Multi-tasking during your yoga practice (i.e., watching television or listening to talk radio or other audios) can undermine your ability to receive maximum results and benefits of your practice. From my experience, except for playing soothing background music or nature sounds, it's best to avoid all distractions. When you practice yoga, your entire focus should be on the particular pose and how you breathe and feel as you hold and stretch your body.
Nevertheless, it is possible to combine a few yoga exercises or poses (note: a FEW) and still derive maximum benefits. One of my old yoga books, Yoga for Beauty and Health, suggests that when you do certain yoga techniques such as the Shoulder Stand, which you typically hold for 2-3 minutes, you can add another technique such as eye movements.
Don’t automatically think this is “a sacrilege!” While your body is inverted with your legs straight above you in the air for several minutes, it is very easy to visualize a clock right above your head (since you are looking upward anyway) and do the staccato eye movements around the face of the clock without taking any energy or focus away from your shoulder stand.
I have tried this and found it effective.

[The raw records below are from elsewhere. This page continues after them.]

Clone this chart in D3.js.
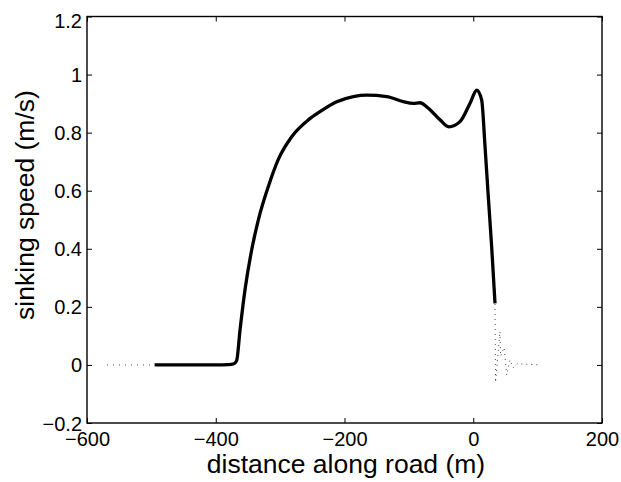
<!DOCTYPE html>
<html>
<head>
<meta charset="utf-8">
<script src="https://cdn.jsdelivr.net/npm/d3@7"></script>
<style>
  html, body { margin: 0; padding: 0; background: #fff; }
  svg { display: block; }
  text { font-family: "Liberation Sans", Arial, Helvetica, sans-serif; fill: #000; }
</style>
</head>
<body>
<svg id="chart" width="621" height="482"></svg>
<script>
// Sinking speed measured along the road (solid trace)
const speedX = [-495, -450, -400, -380, -372, -367.5, -362.3, -354.6, -344.2, -333.9, -318.4,
  -302.8, -282, -256.2, -238.1, -212.1, -186.3, -165.5, -134.4, -108.7, -93.1, -82.7, -72.3,
  -51.7, -38, -20.6, -5, 5.4, 13.1, 18.3, 23.4, 28.6, 33.8];
const speedY = [0, 0, 0, 0.001, 0.004, 0.015, 0.12, 0.258, 0.396, 0.499, 0.614,
  0.708, 0.786, 0.844, 0.872, 0.906, 0.924, 0.929, 0.924, 0.907, 0.901, 0.903, 0.889,
  0.844, 0.82, 0.838, 0.901, 0.946, 0.912, 0.752, 0.579, 0.407, 0.212];

// Dotted extensions before and after the measured section
const leadX = [-569, -495];
const leadY = [0, 0];
const tailX = [33.8, 34.6, 41.5, 42.5, 48, 52, 57, 62, 68, 104];
const tailY = [0.21, -0.06, 0.115, 0.03, 0.06, -0.035, 0.017, -0.01, 0.004, 0];

// Axis ticks
const xTicks = [-600, -400, -200, 0, 200];
const yTicks = [-0.2, 0, 0.2, 0.4, 0.6, 0.8, 1, 1.2];

const xLabel = "distance along road (m)";
const yLabel = "sinking speed (m/s)";

const svg = d3.select("#chart");
const box = { left: 87, right: 602, top: 16.5, bottom: 423 };

const x = d3.scaleLinear().domain([-600, 200]).range([box.left, box.right]);
const y = d3.scaleLinear().domain([-0.2, 1.2]).range([box.bottom, box.top]);

const fmt = v => (v < 0 ? "\u2212" : "") + String(Math.abs(Math.round(v * 10) / 10));

// Axes with inward ticks on all four sides
const tickLen = 5;
const axB = svg.append("g").attr("transform", `translate(0,${box.bottom})`)
  .call(d3.axisBottom(x).tickValues(xTicks).tickSize(-tickLen).tickPadding(9).tickFormat(fmt));
const axT = svg.append("g").attr("transform", `translate(0,${box.top})`)
  .call(d3.axisTop(x).tickValues(xTicks).tickSize(-tickLen).tickFormat(""));
const axL = svg.append("g").attr("transform", `translate(${box.left},0)`)
  .call(d3.axisLeft(y).tickValues(yTicks).tickSize(-tickLen).tickPadding(5).tickFormat(fmt));
const axR = svg.append("g").attr("transform", `translate(${box.right},0)`)
  .call(d3.axisRight(y).tickValues(yTicks).tickSize(-tickLen).tickFormat(""));

[axB, axT, axL, axR].forEach(g => {
  g.select(".domain").remove();
  g.selectAll(".tick line").attr("stroke", "#000").attr("stroke-width", 1);
  g.selectAll(".tick text").attr("font-size", 20)
    .attr("font-family", "'Liberation Sans', Arial, sans-serif").attr("fill", "#000");
});
axB.selectAll(".tick text").attr("dy", null).attr("y", 23);
axL.selectAll(".tick text").attr("dy", "0.35em")
  .attr("y", d => Math.max(0, 20 - y(d)));

// Box
svg.append("rect")
  .attr("x", box.left).attr("y", box.top)
  .attr("width", box.right - box.left).attr("height", box.bottom - box.top)
  .attr("fill", "none").attr("stroke", "#000").attr("stroke-width", 1.4);

// Plot area clip
svg.append("clipPath").attr("id", "plot")
  .append("rect").attr("x", box.left).attr("y", box.top)
  .attr("width", box.right - box.left).attr("height", box.bottom - box.top);

const plot = svg.append("g").attr("clip-path", "url(#plot)");

const lineGen = d3.line().x(d => x(d[0])).y(d => y(d[1]));

plot.append("path")
  .datum(d3.zip(leadX, leadY))
  .attr("d", lineGen)
  .attr("fill", "none").attr("stroke", "#444").attr("stroke-width", 1)
  .attr("stroke-dasharray", "1,5");

plot.append("path")
  .datum(d3.zip(tailX, tailY))
  .attr("d", lineGen)
  .attr("fill", "none").attr("stroke", "#444").attr("stroke-width", 1)
  .attr("stroke-dasharray", "1,4");

plot.append("path")
  .datum(d3.zip(speedX, speedY))
  .attr("d", d3.line().x(d => x(d[0])).y(d => y(d[1])).curve(d3.curveMonotoneX))
  .attr("fill", "none").attr("stroke", "#000").attr("stroke-width", 3.3)
  .attr("stroke-linejoin", "round").attr("stroke-linecap", "butt");

// Axis titles
svg.append("text")
  .attr("x", 346).attr("y", 473)
  .attr("text-anchor", "middle").attr("font-size", 26.5)
  .text(xLabel);

svg.append("text")
  .attr("transform", "translate(34,205) rotate(-90)")
  .attr("text-anchor", "middle").attr("font-size", 26.5)
  .text(yLabel);
</script>
</body>
</html>
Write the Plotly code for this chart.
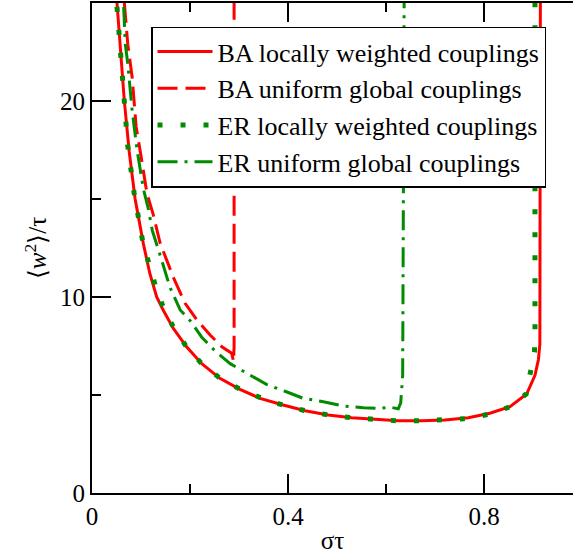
import plotly.graph_objects as go

# BA locally weighted couplings
ba_local_x = [0.051, 0.058, 0.066, 0.076, 0.088, 0.105, 0.118, 0.132, 0.146, 0.166, 0.193, 0.224, 0.261,
              0.302, 0.343, 0.39, 0.435, 0.482, 0.53, 0.578, 0.625, 0.673, 0.72, 0.768, 0.812, 0.853,
              0.887, 0.904, 0.911, 0.914, 0.915]
ba_local_y = [25, 22.5, 20.0, 17.4, 15.0, 12.7, 11.2, 10.0, 9.3, 8.4, 7.46, 6.6, 5.85,
              5.29, 4.83, 4.49, 4.2, 3.98, 3.84, 3.76, 3.69, 3.69, 3.72, 3.84, 4.07, 4.4,
              5.05, 6.0, 6.8, 7.6, 25]

# BA uniform global couplings
ba_unif_x = [0.066, 0.073, 0.082, 0.09, 0.1, 0.112, 0.125, 0.139, 0.146, 0.166, 0.19, 0.214, 0.241,
             0.265, 0.285, 0.289, 0.29, 0.29]
ba_unif_y = [25, 22.9, 21.2, 18.7, 17.2, 15.3, 14.2, 12.75, 12.3, 11.0, 9.68, 8.83, 8.06,
             7.46, 7.13, 6.7, 7.5, 25]

# ER locally weighted couplings
er_local_x = [0.051, 0.058, 0.065, 0.073, 0.086, 0.103, 0.115, 0.129, 0.144, 0.165, 0.191, 0.222, 0.259,
              0.301, 0.345, 0.389, 0.435, 0.482, 0.53, 0.578, 0.625, 0.673, 0.72, 0.767, 0.812, 0.853,
              0.886, 0.895, 0.903, 0.904, 0.904]
er_local_y = [24.8, 22.5, 20.05, 17.7, 15.3, 12.9, 11.8, 10.6, 9.57, 8.52, 7.53, 6.65, 5.9,
              5.31, 4.85, 4.49, 4.2, 3.98, 3.84, 3.73, 3.68, 3.68, 3.72, 3.8, 4.03, 4.4,
              5.05, 6.05, 7.2, 8.4, 25]

# ER uniform global couplings
er_unif_x = [0.0646, 0.068, 0.073, 0.078, 0.082, 0.092, 0.105, 0.115, 0.123, 0.142, 0.159, 0.18, 0.2,
             0.224, 0.251, 0.282, 0.319, 0.356, 0.394, 0.431, 0.472, 0.513, 0.554, 0.588, 0.608,
             0.625, 0.63, 0.634, 0.637]
er_unif_y = [24.8, 22.9, 21.9, 20.7, 19.5, 17.5, 15.5, 14.5, 13.4, 11.9, 10.5, 9.34, 8.8,
             7.95, 7.25, 6.6, 6.05, 5.54, 5.19, 4.83, 4.66, 4.44, 4.35, 4.32, 4.38,
             4.3, 4.6, 6.0, 25]

RED = "rgb(255,0,0)"
GREEN = "rgb(0,139,0)"
FONT = "Liberation Serif, Times New Roman, serif"

fig = go.Figure()
fig.add_trace(go.Scatter(x=ba_local_x, y=ba_local_y, mode="lines", name="BA locally weighted couplings",
                         line=dict(color=RED, width=3)))
fig.add_trace(go.Scatter(x=ba_unif_x, y=ba_unif_y, mode="lines", name="BA uniform global couplings",
                         line=dict(color=RED, width=3, dash="20px,8px")))
fig.add_trace(go.Scatter(x=er_local_x, y=er_local_y, mode="lines", name="ER locally weighted couplings",
                         line=dict(color=GREEN, width=5, dash="5px,18px")))
fig.add_trace(go.Scatter(x=er_unif_x, y=er_unif_y, mode="lines", name="ER uniform global couplings",
                         line=dict(color=GREEN, width=3, dash="20px,7px,3px,7px")))

axis_common = dict(
    showgrid=False, zeroline=False, showline=True, linecolor="black", linewidth=2,
    ticks="inside", ticklen=19, tickwidth=1.5, tickcolor="black",
    tickfont=dict(family=FONT, size=25, color="black"),
)

fig.update_layout(
    width=573, height=556,
    margin=dict(l=92, r=0, t=3, b=63),
    paper_bgcolor="white", plot_bgcolor="white",
    font=dict(family=FONT, size=25, color="black"),
    xaxis=dict(range=[0, 0.9816], tick0=0, dtick=0.4, mirror="ticks",
               minor=dict(dtick=0.2, ticks="inside", ticklen=9, tickwidth=1.5, tickcolor="black"),
               title=dict(text="στ", font=dict(family=FONT, size=25), standoff=2),
               **axis_common),
    yaxis=dict(range=[0, 25], tick0=0, dtick=10, mirror=False,
               minor=dict(dtick=5, ticks="inside", ticklen=9, tickwidth=1.5, tickcolor="black"),
               title=dict(text="⟨<i>w</i><sup>2</sup>⟩/τ", font=dict(family=FONT, size=25), standoff=6),
               **axis_common),
    legend=dict(x=0.1227, y=0.952, xanchor="left", yanchor="top",
                bordercolor="black", borderwidth=1.5, bgcolor="white",
                font=dict(family=FONT, size=26, color="black"),
                itemwidth=55, tracegroupgap=0),
    showlegend=True,
)

fig.write_html("out.html")
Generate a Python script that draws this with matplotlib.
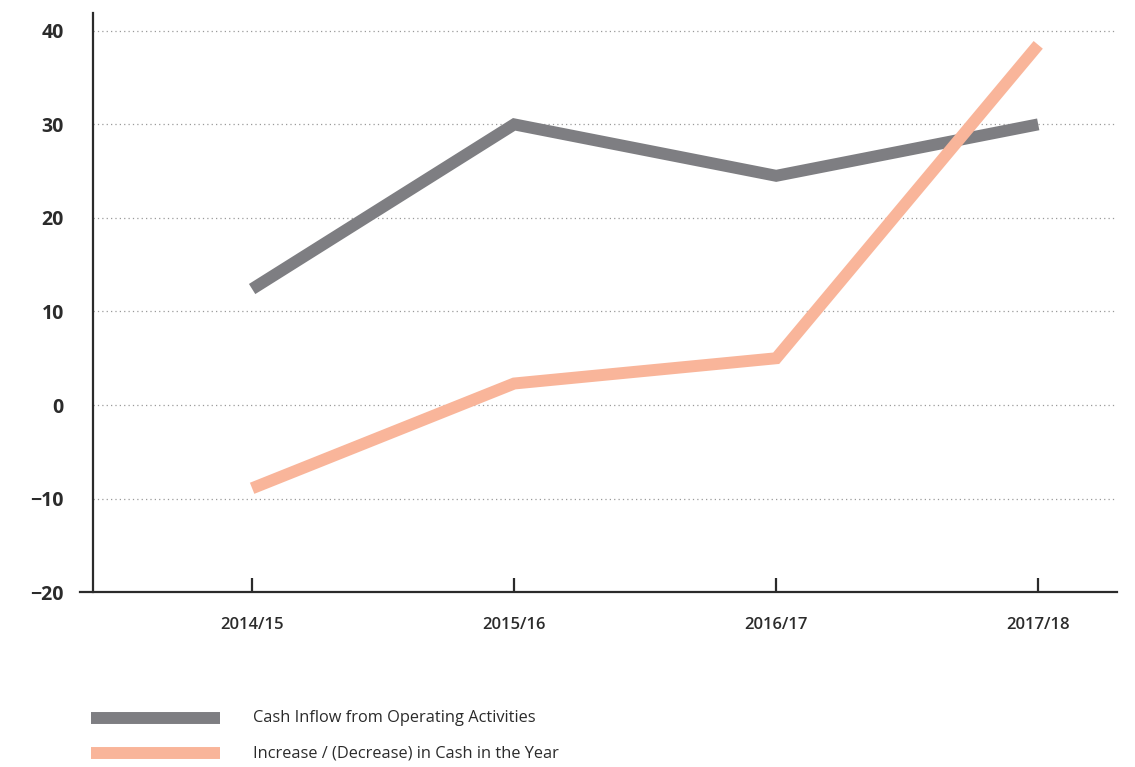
import matplotlib.pyplot as plt
from matplotlib.lines import Line2D

years = ['2014/15', '2015/16', '2016/17', '2017/18']
cash_inflow = [12.4, 30.0, 24.5, 30.0]
cash_change = [-8.9, 2.3, 5.0, 38.5]
labels = ['Cash Inflow from Operating Activities',
          'Increase / (Decrease) in Cash in the Year']

gray = '#7e7e82'
salmon = '#f9b59a'
text_col = '#2b2b2b'

plt.rcParams['font.family'] = ['Open Sans', 'DejaVu Sans']

fig = plt.figure(figsize=(11.35, 7.67), dpi=100)
ax = fig.add_axes([0.082, 0.228, 0.902, 0.755])

x = range(len(years))
ax.plot(x, cash_inflow, color=gray, lw=8.6, solid_joinstyle='miter', solid_capstyle='butt', zorder=3)
ax.plot(x, cash_change, color=salmon, lw=8.6, solid_joinstyle='miter', solid_capstyle='butt', zorder=3)

ax.set_xlim(-0.607, 3.30)
ax.set_ylim(-20, 41.9)
ax.set_yticks([-20, -10, 0, 10, 20, 30, 40])
ax.set_xticks(list(x))
ax.set_xticklabels(years)

for y in [-10, 0, 10, 20, 30, 40]:
    ax.axhline(y, color='#9a9a9a', lw=0.9, ls=(0, (1, 2.5)), zorder=1)

for s in ['top', 'right', 'bottom']:
    ax.spines[s].set_visible(False)
ax.spines['left'].set_color(text_col)
ax.spines['left'].set_linewidth(1.6)

# bottom axis line sticks out a little to the left of the y axis
ax.plot([-0.013, 1.0], [-20, -20], color=text_col, lw=1.6,
        transform=ax.get_yaxis_transform(), clip_on=False, zorder=4)

ax.tick_params(axis='x', direction='in', length=10, width=1.6, color=text_col,
               pad=18, labelsize=12, labelcolor=text_col)
ax.tick_params(axis='y', length=0, pad=21, labelsize=14, labelcolor=text_col)
for t in ax.get_xticklabels():
    t.set_fontweight('semibold')
for t in ax.get_yticklabels():
    t.set_fontweight('bold')

# legend
for i, (lab, col) in enumerate(zip(labels, [gray, salmon])):
    yy = 1 - (718 + 35 * i) / 767
    fig.add_artist(Line2D([91 / 1135, 220 / 1135], [yy, yy], color=col, lw=8.6,
                          solid_capstyle='butt'))
    fig.text(253 / 1135, yy, lab, fontsize=11.8, color=text_col, va='center', ha='left')

fig.savefig('out.png', dpi=100)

I also combine the facial yoga technique, the Lion, in which you open your eyes wide and stick out your tongue as far as you can, while holding the Knee and Thigh Stretch and the Backward Hand Clasp. These are holding techniques that can be combined without taking any focus away from either one. So, yes, I believe that you can combine a few yoga exercises and make the most of your practice time without sacrificing the intensive focus required for optimal results.
Wisdom of the Day: To be happy at home is the ultimate result of all ambition, the end to which every enterprise and labor tends (Samuel Johnson - 1750)...And daily mindful home yoga practice can lead to more joy in every area of your life (Laura Venecia Rodriguez - 2009).